The law surrounding relationships in business has its heart in Principals and Agents. There are various ways that these relationships are formed. The most common are

  • Employer, employee
  • Independent contractor

The most common formation involves Express Agency. That means that both parties agree on the terms of the principal agent particulars. This may include exclusive agency, where the relationship is limited to the original parties for the purposes set forth in the contract.

There are other types of agency, including implied agency, agency by ratification and power of attorney. While the implied and ratification formation mechanisms are less specific in terms and timing, power of attorney is a deliberate transfer of (often specific) rights to legally act on behalf of the principal.

Agents duties include to perform as agreed, notify the principal of relevant information related to that performance and account for expenses and other pertinent information related to his activities.

Principal’s duties

It is expected that the principal, as well as the agent, has specific duties and responsibilities after the formation of an agency relationship. These include duties to reimburse, indemnify and cooperate. The professor shrugged a bit on this topic explaining that in her professional course as a practicing lawyer the overwhelming majority of agency related cases had to do with the agent, not the principal.
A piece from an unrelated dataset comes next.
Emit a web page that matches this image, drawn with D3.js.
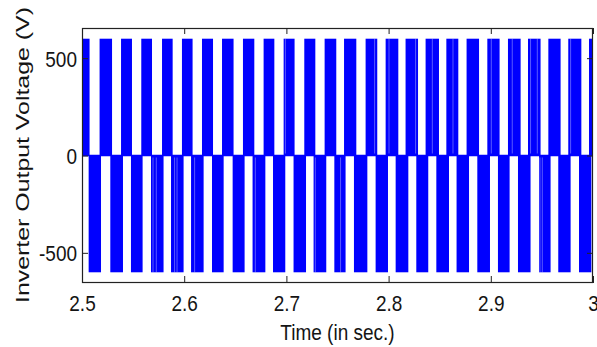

There are many circumstances that can bring about the termination of a principal-agent relationship. These may include

  • Act of the parties
  • Unusual change in circumstances
  • Impossibility of performance
  • Operation of law

There are also times when wrongful termination occurs. In these cases, the agency relationship is terminated, but remedies may be available in court, such as damages to cover benefits that were anticipated under the principal-agent relationship as specified in a contract.